Strong brands convert more. Even when the creative’s not perfect. Even when the targeting’s off.

How Should You Split the Budget?

Binet and Field suggest:

  • Consumer: 60% brand / 40% activation
  • B2B: 46% brand / 54% activation

That slight lean towards activation in B2B reflects the need for more detail at the point of purchase - but brand still accounts for nearly half.

In practice, most B2B teams don’t come close.

Recent surveys4 suggest many operate closer to a 33/67 split - with startups spending even less on brand.

It’s understandable. Activation shows numbers. Brand takes faith.

But without balance, the consequences add up:

  • Cost-per-lead rises
  • Conversion rates fall
  • Pipelines dry up

Peter Field6 put it simply:

“If you only harvest and never sow, even the most fertile field will eventually turn barren.”

Why Focus on Buyers Who Aren’t Looking Yet?

Because they’re your future revenue.

Ehrenberg-Bass research8 confirms a consistent truth: growth comes from customer acquisition - not repeat purchase alone.

Most of the buyers you need haven’t engaged with you yet. And they won’t all enter the market next week.

Brand marketing is how you reach them in advance - and stay in memory until they’re ready.

That’s mental availability.

It’s not just “awareness.” It’s being easily recalled when a relevant need arises.

Think:

  • “Didn’t we see something from them on this?”
  • “They feel like the safer option.”

It helps buyers make faster decisions. It reduces perceived risk.

And in B2B, where purchase decisions are often career-relevant, that matters a lot.

If you wait until someone is actively researching to introduce your brand, it’s probably too late.

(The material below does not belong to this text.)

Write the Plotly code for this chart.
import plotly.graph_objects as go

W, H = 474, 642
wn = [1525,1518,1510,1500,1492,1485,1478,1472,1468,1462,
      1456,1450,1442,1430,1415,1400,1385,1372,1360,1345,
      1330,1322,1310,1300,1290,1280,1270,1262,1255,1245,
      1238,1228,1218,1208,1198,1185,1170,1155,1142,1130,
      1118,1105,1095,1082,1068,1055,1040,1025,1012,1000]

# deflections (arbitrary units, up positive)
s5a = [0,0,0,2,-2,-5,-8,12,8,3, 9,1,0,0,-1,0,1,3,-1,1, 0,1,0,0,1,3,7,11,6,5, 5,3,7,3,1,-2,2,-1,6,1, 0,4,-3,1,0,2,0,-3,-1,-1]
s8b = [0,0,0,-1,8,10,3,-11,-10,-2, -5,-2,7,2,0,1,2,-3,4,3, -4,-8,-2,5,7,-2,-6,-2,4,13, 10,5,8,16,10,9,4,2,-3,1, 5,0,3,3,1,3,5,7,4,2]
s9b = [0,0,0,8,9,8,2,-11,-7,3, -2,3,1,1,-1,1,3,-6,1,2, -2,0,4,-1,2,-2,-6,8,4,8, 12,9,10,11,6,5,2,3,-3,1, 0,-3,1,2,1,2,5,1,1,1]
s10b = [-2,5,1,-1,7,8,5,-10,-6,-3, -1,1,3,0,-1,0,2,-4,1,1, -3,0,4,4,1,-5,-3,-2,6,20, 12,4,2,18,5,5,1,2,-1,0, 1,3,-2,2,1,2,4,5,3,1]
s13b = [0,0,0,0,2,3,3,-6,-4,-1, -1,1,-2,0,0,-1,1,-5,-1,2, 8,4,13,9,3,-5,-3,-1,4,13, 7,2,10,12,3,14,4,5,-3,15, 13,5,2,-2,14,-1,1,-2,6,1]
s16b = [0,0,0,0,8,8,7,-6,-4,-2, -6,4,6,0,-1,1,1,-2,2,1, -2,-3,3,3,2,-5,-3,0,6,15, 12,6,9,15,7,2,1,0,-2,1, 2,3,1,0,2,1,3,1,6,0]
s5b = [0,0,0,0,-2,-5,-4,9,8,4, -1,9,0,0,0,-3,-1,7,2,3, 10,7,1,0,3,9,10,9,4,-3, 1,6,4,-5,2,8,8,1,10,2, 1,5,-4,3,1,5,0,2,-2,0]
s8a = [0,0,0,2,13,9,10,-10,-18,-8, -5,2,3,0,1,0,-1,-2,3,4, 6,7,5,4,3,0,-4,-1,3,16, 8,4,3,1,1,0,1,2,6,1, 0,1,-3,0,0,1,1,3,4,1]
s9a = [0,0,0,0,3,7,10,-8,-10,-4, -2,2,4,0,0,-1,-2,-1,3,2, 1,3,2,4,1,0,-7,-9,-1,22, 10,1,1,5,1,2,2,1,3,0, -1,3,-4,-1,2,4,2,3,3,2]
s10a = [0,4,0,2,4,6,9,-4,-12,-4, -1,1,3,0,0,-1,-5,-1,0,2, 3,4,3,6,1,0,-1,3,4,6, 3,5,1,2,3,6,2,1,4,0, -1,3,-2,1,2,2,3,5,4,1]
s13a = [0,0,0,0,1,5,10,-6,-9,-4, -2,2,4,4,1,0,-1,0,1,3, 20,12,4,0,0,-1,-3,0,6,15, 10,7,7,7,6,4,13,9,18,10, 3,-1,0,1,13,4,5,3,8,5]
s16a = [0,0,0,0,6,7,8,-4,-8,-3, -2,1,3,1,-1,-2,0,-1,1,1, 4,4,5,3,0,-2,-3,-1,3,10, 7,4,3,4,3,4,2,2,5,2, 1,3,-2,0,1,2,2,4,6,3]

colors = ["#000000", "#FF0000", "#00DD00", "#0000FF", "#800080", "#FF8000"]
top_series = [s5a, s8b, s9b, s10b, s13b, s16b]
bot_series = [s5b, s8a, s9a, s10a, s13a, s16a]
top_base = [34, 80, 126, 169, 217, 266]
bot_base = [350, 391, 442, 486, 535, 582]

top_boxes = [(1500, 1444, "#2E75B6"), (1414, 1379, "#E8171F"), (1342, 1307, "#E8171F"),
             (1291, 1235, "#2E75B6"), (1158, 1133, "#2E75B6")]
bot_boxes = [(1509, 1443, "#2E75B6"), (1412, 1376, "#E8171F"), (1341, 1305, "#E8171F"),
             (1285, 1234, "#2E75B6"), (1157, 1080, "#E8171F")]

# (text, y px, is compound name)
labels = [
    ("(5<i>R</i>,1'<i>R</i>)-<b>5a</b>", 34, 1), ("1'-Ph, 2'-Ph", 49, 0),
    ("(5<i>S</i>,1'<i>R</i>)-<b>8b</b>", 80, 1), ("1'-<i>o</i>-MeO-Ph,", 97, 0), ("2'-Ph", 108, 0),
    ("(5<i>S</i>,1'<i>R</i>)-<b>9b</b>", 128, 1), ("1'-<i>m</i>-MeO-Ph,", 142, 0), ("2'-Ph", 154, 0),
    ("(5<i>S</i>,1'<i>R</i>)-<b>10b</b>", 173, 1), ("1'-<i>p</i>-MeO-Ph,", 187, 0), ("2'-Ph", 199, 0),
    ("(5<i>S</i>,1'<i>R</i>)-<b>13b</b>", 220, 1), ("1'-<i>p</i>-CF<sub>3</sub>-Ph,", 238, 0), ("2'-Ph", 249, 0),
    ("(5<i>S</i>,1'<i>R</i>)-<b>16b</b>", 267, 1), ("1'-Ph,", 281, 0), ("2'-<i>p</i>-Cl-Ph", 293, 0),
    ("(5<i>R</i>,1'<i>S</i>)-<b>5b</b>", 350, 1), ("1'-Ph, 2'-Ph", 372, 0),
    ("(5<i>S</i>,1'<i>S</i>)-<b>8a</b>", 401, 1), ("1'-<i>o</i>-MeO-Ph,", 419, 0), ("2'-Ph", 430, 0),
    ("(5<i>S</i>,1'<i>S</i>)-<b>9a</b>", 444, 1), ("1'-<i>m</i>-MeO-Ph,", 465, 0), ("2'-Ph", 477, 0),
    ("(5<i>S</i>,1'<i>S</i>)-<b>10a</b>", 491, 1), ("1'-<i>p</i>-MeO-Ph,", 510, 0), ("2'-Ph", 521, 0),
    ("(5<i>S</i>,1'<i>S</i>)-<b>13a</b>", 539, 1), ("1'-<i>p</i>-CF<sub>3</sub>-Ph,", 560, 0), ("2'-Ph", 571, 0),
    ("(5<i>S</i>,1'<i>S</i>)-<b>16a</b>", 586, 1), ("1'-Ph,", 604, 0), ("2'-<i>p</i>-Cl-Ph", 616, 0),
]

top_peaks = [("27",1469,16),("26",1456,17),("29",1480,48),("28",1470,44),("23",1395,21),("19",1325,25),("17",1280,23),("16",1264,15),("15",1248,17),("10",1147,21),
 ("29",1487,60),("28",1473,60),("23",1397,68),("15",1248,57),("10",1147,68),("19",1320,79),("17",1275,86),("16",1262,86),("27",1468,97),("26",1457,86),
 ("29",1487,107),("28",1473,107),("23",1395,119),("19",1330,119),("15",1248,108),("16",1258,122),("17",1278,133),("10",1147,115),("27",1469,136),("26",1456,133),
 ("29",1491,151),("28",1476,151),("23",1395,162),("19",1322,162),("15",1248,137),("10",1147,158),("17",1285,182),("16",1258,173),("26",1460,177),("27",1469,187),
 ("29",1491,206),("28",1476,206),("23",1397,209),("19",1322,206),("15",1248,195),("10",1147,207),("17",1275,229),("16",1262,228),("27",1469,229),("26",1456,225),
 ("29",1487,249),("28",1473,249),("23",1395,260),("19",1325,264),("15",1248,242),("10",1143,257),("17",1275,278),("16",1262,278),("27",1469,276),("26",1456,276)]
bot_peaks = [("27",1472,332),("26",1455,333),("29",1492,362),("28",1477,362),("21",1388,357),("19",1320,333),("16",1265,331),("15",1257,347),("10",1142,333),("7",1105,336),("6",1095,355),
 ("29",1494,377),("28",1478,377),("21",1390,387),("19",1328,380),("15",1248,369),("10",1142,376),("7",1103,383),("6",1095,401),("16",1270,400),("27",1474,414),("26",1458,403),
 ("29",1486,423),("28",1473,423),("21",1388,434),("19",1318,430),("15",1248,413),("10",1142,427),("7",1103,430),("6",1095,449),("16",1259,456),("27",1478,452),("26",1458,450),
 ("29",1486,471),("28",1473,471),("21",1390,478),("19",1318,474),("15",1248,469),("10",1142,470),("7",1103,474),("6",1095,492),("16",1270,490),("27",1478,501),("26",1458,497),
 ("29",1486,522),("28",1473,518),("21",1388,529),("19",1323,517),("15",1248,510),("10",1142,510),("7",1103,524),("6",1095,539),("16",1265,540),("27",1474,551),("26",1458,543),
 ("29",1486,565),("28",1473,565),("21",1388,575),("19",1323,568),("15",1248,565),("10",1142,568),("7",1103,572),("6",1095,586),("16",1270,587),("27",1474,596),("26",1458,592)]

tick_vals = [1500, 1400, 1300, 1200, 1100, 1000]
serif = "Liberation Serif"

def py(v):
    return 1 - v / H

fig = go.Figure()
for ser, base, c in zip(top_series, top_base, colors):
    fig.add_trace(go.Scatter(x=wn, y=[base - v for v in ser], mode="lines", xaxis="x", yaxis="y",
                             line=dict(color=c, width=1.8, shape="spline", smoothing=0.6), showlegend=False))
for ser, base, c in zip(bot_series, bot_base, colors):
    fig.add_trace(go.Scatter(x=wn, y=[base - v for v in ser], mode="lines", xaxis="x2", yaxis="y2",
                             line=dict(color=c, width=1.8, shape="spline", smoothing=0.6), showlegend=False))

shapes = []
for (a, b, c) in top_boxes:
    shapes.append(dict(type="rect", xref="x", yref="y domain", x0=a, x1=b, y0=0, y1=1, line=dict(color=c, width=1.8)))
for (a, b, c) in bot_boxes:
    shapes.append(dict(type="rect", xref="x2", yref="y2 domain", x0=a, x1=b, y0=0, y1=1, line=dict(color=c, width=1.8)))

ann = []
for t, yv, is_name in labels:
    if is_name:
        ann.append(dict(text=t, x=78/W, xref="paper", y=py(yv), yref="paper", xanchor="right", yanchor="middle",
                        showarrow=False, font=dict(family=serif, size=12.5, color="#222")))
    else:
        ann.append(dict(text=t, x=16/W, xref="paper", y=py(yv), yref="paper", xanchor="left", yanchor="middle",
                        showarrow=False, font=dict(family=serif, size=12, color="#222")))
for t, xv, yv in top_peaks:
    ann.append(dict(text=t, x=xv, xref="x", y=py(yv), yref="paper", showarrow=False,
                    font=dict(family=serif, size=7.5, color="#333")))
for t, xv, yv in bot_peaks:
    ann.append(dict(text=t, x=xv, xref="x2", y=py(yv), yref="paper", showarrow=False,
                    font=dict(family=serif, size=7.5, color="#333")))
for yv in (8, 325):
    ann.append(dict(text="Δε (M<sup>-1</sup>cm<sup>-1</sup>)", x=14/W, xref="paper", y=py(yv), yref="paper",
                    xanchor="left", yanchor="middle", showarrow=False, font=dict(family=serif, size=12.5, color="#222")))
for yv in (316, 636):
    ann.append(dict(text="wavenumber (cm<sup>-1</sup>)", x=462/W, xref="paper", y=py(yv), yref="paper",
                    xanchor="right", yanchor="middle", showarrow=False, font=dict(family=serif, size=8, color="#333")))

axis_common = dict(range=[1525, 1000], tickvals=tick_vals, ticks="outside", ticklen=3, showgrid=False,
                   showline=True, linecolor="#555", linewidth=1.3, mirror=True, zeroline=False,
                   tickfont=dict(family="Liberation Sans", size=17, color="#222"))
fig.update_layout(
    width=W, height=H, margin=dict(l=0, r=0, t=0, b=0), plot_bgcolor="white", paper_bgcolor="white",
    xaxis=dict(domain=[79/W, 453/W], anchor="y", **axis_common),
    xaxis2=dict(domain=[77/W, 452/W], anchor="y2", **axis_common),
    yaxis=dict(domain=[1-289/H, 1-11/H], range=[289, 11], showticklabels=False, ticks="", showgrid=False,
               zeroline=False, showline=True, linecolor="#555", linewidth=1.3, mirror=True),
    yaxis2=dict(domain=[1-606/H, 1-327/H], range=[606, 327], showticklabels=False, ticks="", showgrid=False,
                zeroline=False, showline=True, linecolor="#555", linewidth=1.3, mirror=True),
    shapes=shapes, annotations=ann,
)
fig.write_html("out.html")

Emotion Still Works in B2B

There’s a myth that B2B is all logic and comparison tables.

But preference is shaped long before the spreadsheet stage.

And emotion is what does that shaping.

Campaigns that speak to ambition, frustration, identity - not just features - tend to stick.

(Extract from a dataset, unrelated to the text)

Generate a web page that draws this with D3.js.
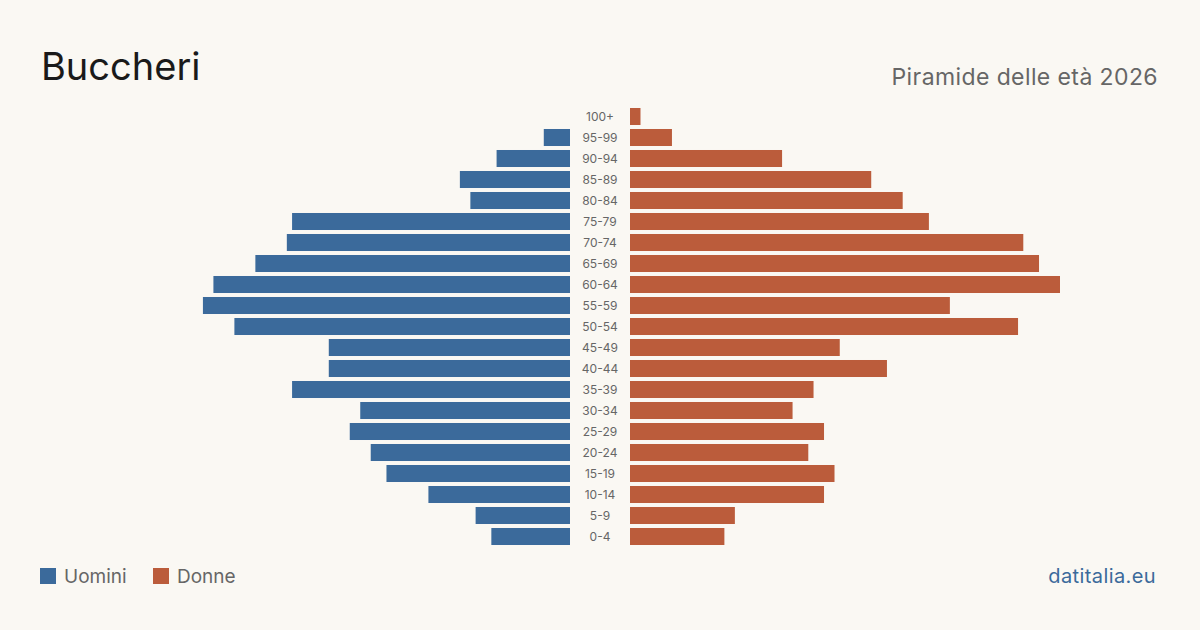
<!DOCTYPE html>
<html>
<head>
<meta charset="utf-8">
<script src="https://cdn.jsdelivr.net/npm/d3@7"></script>
<style>
  body { margin: 0; background: #faf8f3; }
  svg { display: block; font-family: Inter, "Noto Sans", sans-serif; }
</style>
</head>
<body>
<svg id="chart" width="1200" height="630"></svg>
<script>
var ages = ["100+","95-99","90-94","85-89","80-84","75-79","70-74","65-69","60-64","55-59","50-54","45-49","40-44","35-39","30-34","25-29","20-24","15-19","10-14","5-9","0-4"];
var uomini = [0,5,14,21,19,53,54,60,68,70,64,46,46,53,40,42,38,35,27,18,15];
var donne = [2,8,29,46,52,57,75,78,82,61,74,40,49,35,31,37,34,39,37,20,18];

var svg = d3.select("#chart");
svg.append("rect").attr("width", 1200).attr("height", 630).attr("fill", "#faf8f3");

var blue = "#3b6a9b", orange = "#bb5c3b";

var y = d3.scaleBand().domain(ages).range([106, 547]).paddingInner(0.19).paddingOuter(0.095);
var w = d3.scaleLinear().domain([0, 82]).range([0, 430]);

var leftEdge = 570, rightEdge = 630;

svg.selectAll(".m").data(ages).enter().append("rect")
  .attr("class", "m")
  .attr("x", function(d, i) { return leftEdge - w(uomini[i]); })
  .attr("y", function(d) { return y(d); })
  .attr("width", function(d, i) { return w(uomini[i]); })
  .attr("height", y.bandwidth())
  .attr("fill", blue);

svg.selectAll(".f").data(ages).enter().append("rect")
  .attr("class", "f")
  .attr("x", rightEdge)
  .attr("y", function(d) { return y(d); })
  .attr("width", function(d, i) { return w(donne[i]); })
  .attr("height", y.bandwidth())
  .attr("fill", orange);

svg.selectAll(".lab").data(ages).enter().append("text")
  .attr("class", "lab")
  .attr("x", 600)
  .attr("y", function(d) { return y(d) + y.bandwidth() / 2; })
  .attr("dy", "0.35em")
  .attr("text-anchor", "middle")
  .style("font-size", "12px")
  .attr("fill", "#666")
  .text(function(d) { return d; });

svg.append("text").attr("x", 41).attr("y", 80).text("Buccheri")
  .style("font-size", "38px").attr("fill", "#1a1a1a");
svg.append("text").attr("x", 1158).attr("y", 85).attr("text-anchor", "end")
  .text("Piramide delle età 2026").style("font-size", "23px").style("letter-spacing", "0.4px").attr("fill", "#666");

// legenda
svg.append("rect").attr("x", 40).attr("y", 568).attr("width", 16).attr("height", 16).attr("fill", blue);
svg.append("text").attr("x", 64).attr("y", 583).text("Uomini").style("font-size", "19px").attr("fill", "#666");
svg.append("rect").attr("x", 153).attr("y", 568).attr("width", 16).attr("height", 16).attr("fill", orange);
svg.append("text").attr("x", 177).attr("y", 583).text("Donne").style("font-size", "19px").attr("fill", "#666");

svg.append("text").attr("x", 1156).attr("y", 583).attr("text-anchor", "end")
  .text("datitalia.eu").style("font-size", "20px").style("letter-spacing", "0.4px").attr("fill", blue);
</script>
</body>
</html>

The data5 shows emotional campaigns consistently outperform rational ones when it comes to long-term ROI.

You still need rational content to support buying decisions.

But without emotional salience, you won’t be in the running.

Emotion sets the frame.

And strong framing improves everything that follows - from engagement to conversion to price sensitivity.

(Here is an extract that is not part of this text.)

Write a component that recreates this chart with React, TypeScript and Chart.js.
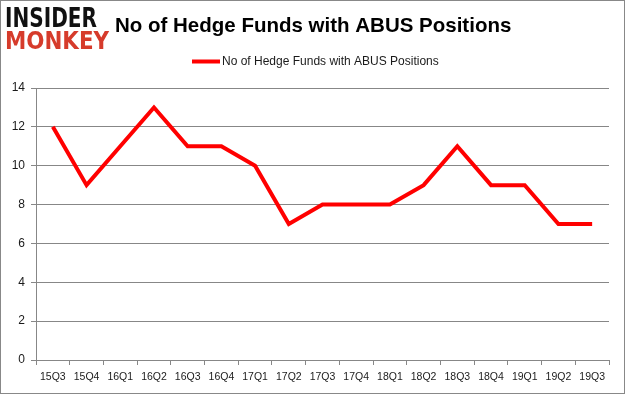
import React, { useEffect, useRef } from "react";
import { Chart, registerables } from "chart.js";

Chart.register(...registerables);

const categories = ["15Q3", "15Q4", "16Q1", "16Q2", "16Q3", "16Q4", "17Q1", "17Q2", "17Q3", "17Q4", "18Q1", "18Q2", "18Q3", "18Q4", "19Q1", "19Q2", "19Q3"];
const hedgeFunds = [12, 9, 11, 13, 11, 11, 10, 7, 8, 8, 8, 9, 11, 9, 9, 7, 7];
const seriesName = "No of Hedge Funds with ABUS Positions";
const chartTitle = "No of Hedge Funds with ABUS Positions";
const yMin = 0;
const yMax = 14;
const yStep = 2;

const GRID = "#878787";

const decorPlugin = {
  id: "decor",
  afterDraw(chart: any) {
    const ctx = chart.ctx as CanvasRenderingContext2D;
    const W = chart.width;
    const H = chart.height;
    ctx.save();
    // outer border
    ctx.strokeStyle = "#888888";
    ctx.lineWidth = 1;
    ctx.strokeRect(0.5, 0.5, W - 1, H - 1);

    // logo
    ctx.textBaseline = "alphabetic";
    ctx.textAlign = "left";
    const drawFit = (text: string, x: number, baseline: number, width: number, font: string, color: string) => {
      ctx.font = font;
      const m = ctx.measureText(text).width;
      ctx.save();
      ctx.translate(x, baseline);
      ctx.scale(width / m, 1);
      ctx.fillStyle = color;
      ctx.fillText(text, 0, 0);
      ctx.restore();
    };
    drawFit("INSIDER", 5, 27, 92, "900 26px 'DejaVu Sans'", "#111111");
    drawFit("MONKEY", 5, 49, 104, "900 25px 'DejaVu Sans'", "#d63b2b");

    // title
    ctx.font = "bold 20.5px 'Liberation Sans'";
    ctx.fillStyle = "#000000";
    ctx.textBaseline = "middle";
    ctx.fillText(chartTitle, 115, 26);

    // legend
    ctx.strokeStyle = "#ff0000";
    ctx.lineWidth = 4;
    ctx.lineCap = "butt";
    ctx.beginPath();
    ctx.moveTo(192, 61.5);
    ctx.lineTo(220, 61.5);
    ctx.stroke();
    ctx.font = "12px 'Liberation Sans'";
    ctx.fillStyle = "#1a1a1a";
    ctx.fillText(seriesName, 222, 62);
    ctx.restore();
  },
};

export default function App() {
  const ref = useRef<HTMLCanvasElement | null>(null);
  useEffect(() => {
    document.body.style.margin = "0";
    const canvas = ref.current!;
    const chart = new Chart(canvas, {
      type: "line",
      data: {
        labels: categories,
        datasets: [
          {
            label: seriesName,
            data: hedgeFunds,
            borderColor: "#ff0000",
            backgroundColor: "#ff0000",
            borderWidth: 4,
            pointRadius: 0,
            tension: 0,
            borderJoinStyle: "miter",
          },
        ],
      },
      options: {
        responsive: false,
        animation: false,
        layout: { padding: { top: 88, right: 16, left: 0, bottom: 0 } },
        plugins: {
          legend: { display: false },
          title: { display: false },
          tooltip: { enabled: false },
        },
        scales: {
          x: {
            offset: true,
            grid: {
              offset: true,
              drawOnChartArea: false,
              drawTicks: true,
              tickLength: 5,
              color: GRID,
            },
            border: { display: true, color: GRID },
            ticks: {
              padding: 6,
              maxRotation: 0,
              autoSkip: false,
              color: "#1a1a1a",
              font: { family: "'Liberation Sans'", size: 10.5 },
            },
            afterFit(scale: any) {
              scale.height = 34;
            },
          },
          y: {
            min: yMin,
            max: yMax,
            ticks: {
              stepSize: yStep,
              padding: 6,
              color: "#1a1a1a",
              font: { family: "'Liberation Sans'", size: 12 },
            },
            grid: { color: GRID, tickLength: 5, drawTicks: true },
            border: { display: true, color: GRID },
            afterFit(scale: any) {
              scale.width = 36;
            },
          },
        },
      },
      plugins: [decorPlugin],
    });
    return () => chart.destroy();
  }, []);
  return (
    <canvas
      ref={ref}
      width={625}
      height={394}
      style={{ position: "absolute", left: 0, top: 0, width: 625, height: 394 }}
    />
  );
}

Always-On, Not Always-Loud

You can’t time when someone enters the market.

So your brand marketing needs to be always-on.

That doesn’t mean always spending big.

It means showing up consistently - just enough to stay in the memory.

As the B2B Institute7 puts it: “Successful marketers don’t try to time the customer.”

They show up early. And they keep showing up.

What About Activation?

Brand is the long game.

Activation is the short game.

And both are essential.

Revenue needs to come in. Especially early on, when cash flow is tight.

That’s what activation does: it converts existing intent into pipeline.

But it works best when brand has done the groundwork.

The message lands better. The funnel flows more easily. The cost-per-conversion improves.

So make sure your activation is:

  • Aligned with your brand positioning
  • Consistent across the journey
  • Measured against outcomes - not just clicks

Activation closes the sale.

But brand sets the terms.

References

  1. Evidence on how many B2B buyers are in-market at any given time, Dawes, J., Ehrenberg-Bass Institute, 2021.
  2. Building Mental Availability, Romaniuk, J., How Brands Grow Part 2, 2018.
  3. The Long and the Short of It, Binet, L. & Field, P., IPA, 2013.
  4. 95:5 Rule and Brand Building in B2B, LinkedIn B2B Institute, 2020.
  5. Emotional vs Rational Advertising Effectiveness, IPA Databank Analysis, 2020.
  6. Brand Investment and Share of Voice, Field, P., IPA/LinkedIn Talks, 2021.
  7. Don’t Time the Market, Weinberg, P. & Lombardo, J., B2B Institute, 2020.
  8. Laws of Growth in B2B, Ehrenberg-Bass Institute, 2020.